The great bin heist

By Abby Gillies

Thieves stole a chilly bin with $80 worth of food, but left the medicine. Photo / Herald on Sunday
Thieves stole a chilly bin with $80 worth of food, but left the medicine. Photo / Herald on Sunday

Chilly bin bandits at popular holiday spots have shown they have some heart.

Campers at Mangawhai and Pakiri, north of Auckland, have reported having food and drink stolen from chilly bins, while communal kitchens have also been targeted, police have confirmed.

Auckland's Todd family were "gutted" to find their chilly bin had been stolen from outside their tent on their first night at Mangawhai Heads Motor Camp this month.

In the morning, the family woke to find their chilly bin that was "full of our nice nibbly food like ham, yoghurt and cheese", gone.

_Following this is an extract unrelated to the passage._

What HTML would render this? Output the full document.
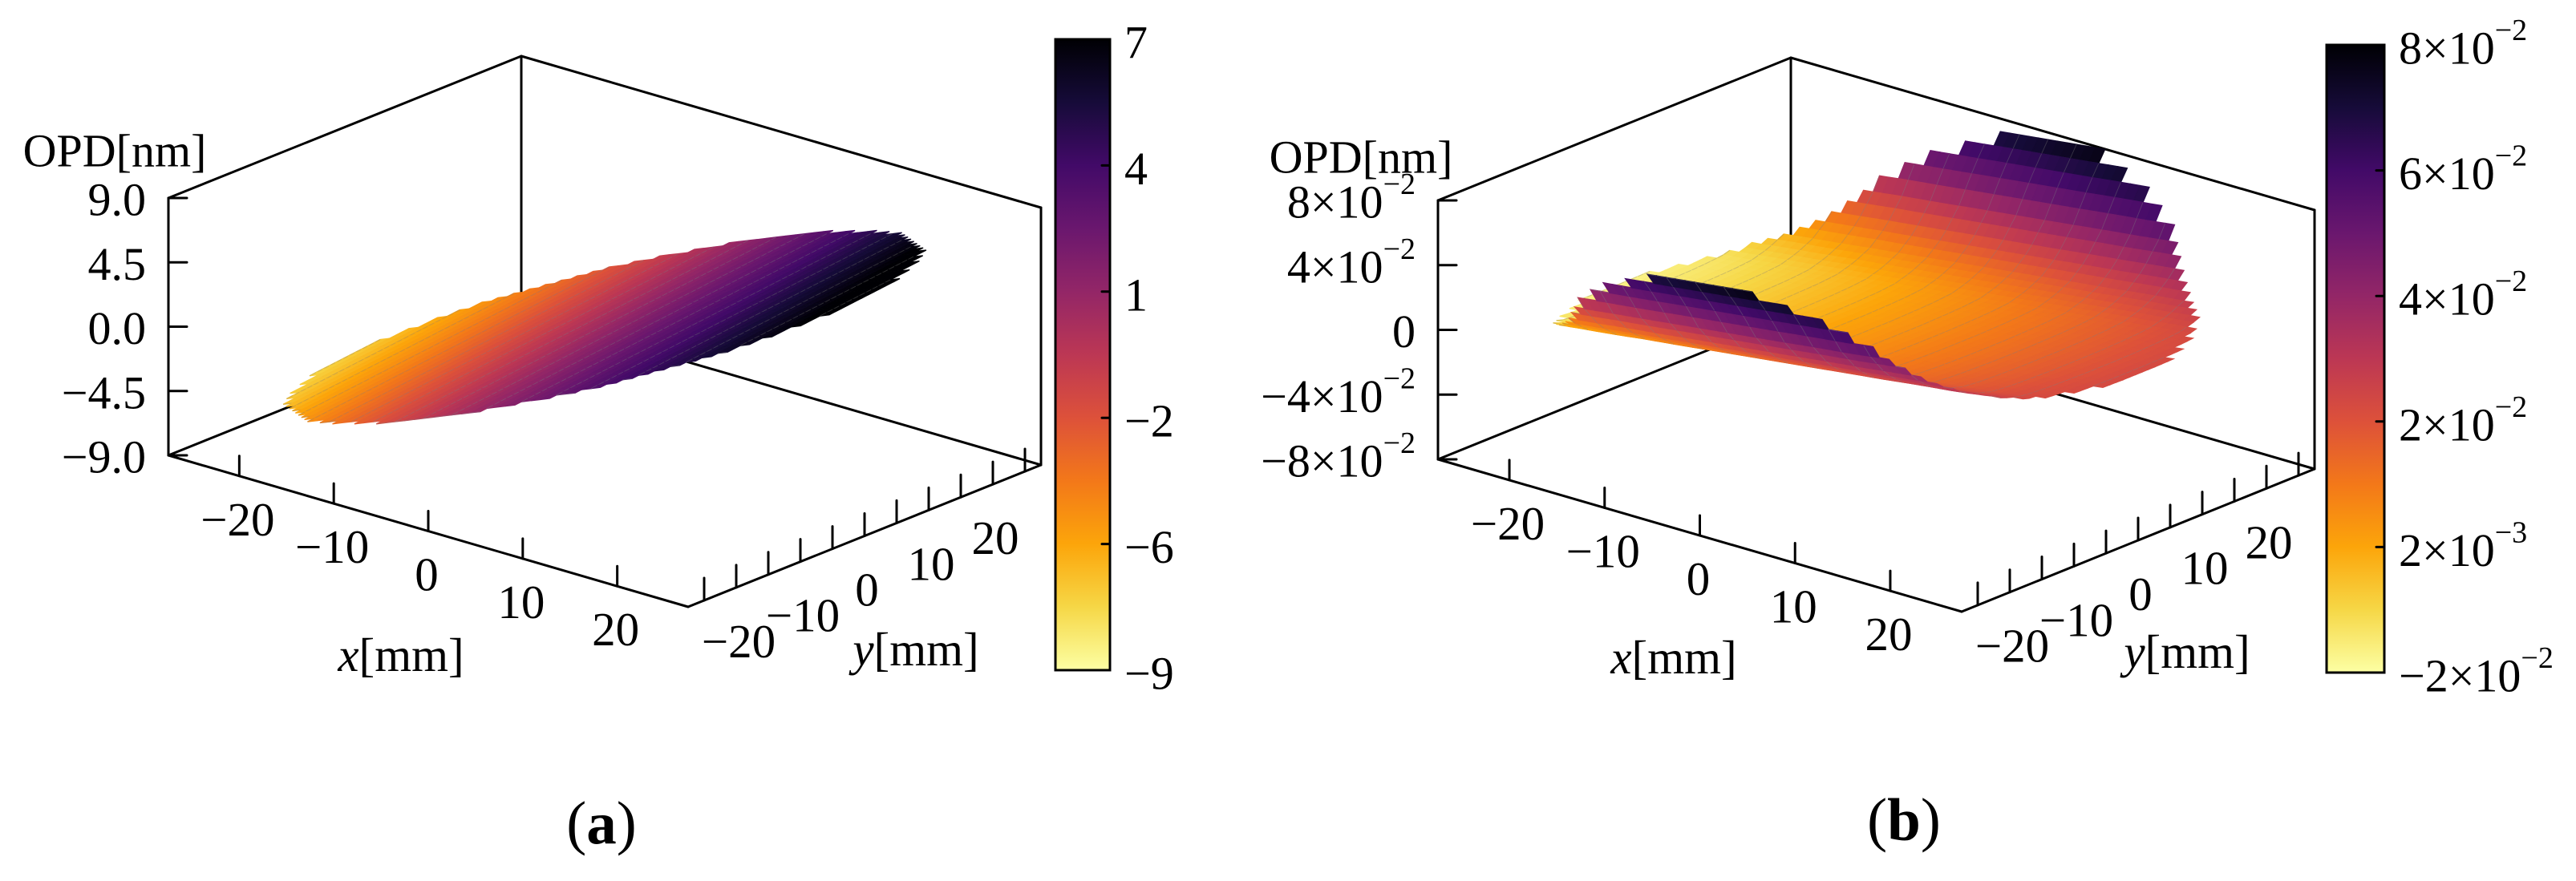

However, Debbie Todd said the thieves had shown some conscience by removing medicine for her son's upset stomach first.

"We had medicine for my son but it was left, and we think it was in that bin," she said.

The next day, Todd celebrated her 40th birthday without the treats, worth at least $80, she had packed.

The theft dampened the family holiday, she said.

"I was gutted about the food but what worried me more was knowing there were people creeping around our tents. I got more upset as the days went by."

Todd was frustrated that campers had not been told about the thefts.

Another camper who stayed at the site, and did not wish to be named, said the owners had confirmed that there had been several thefts. He felt campers should have been warned to lock bins inside their tents.

"I don't think enough was being done," she said.

But the owner of Mangawhai Heads Motor Camp said a bigger issue was the number of items lost or left by campers during the summer, including jewellery and passports.

Police had put up notices at campsites warning holidaymakers to lock their bins inside tents.

At Pakiri Beach Holiday Park, "brazen" thieves stole at least 10 bags of food from camp kitchens in the past two weeks, said manger Teresa Foster.

"I think it's just people going through, taking opportunities," she said.

Meat was most popular in the raids, she said.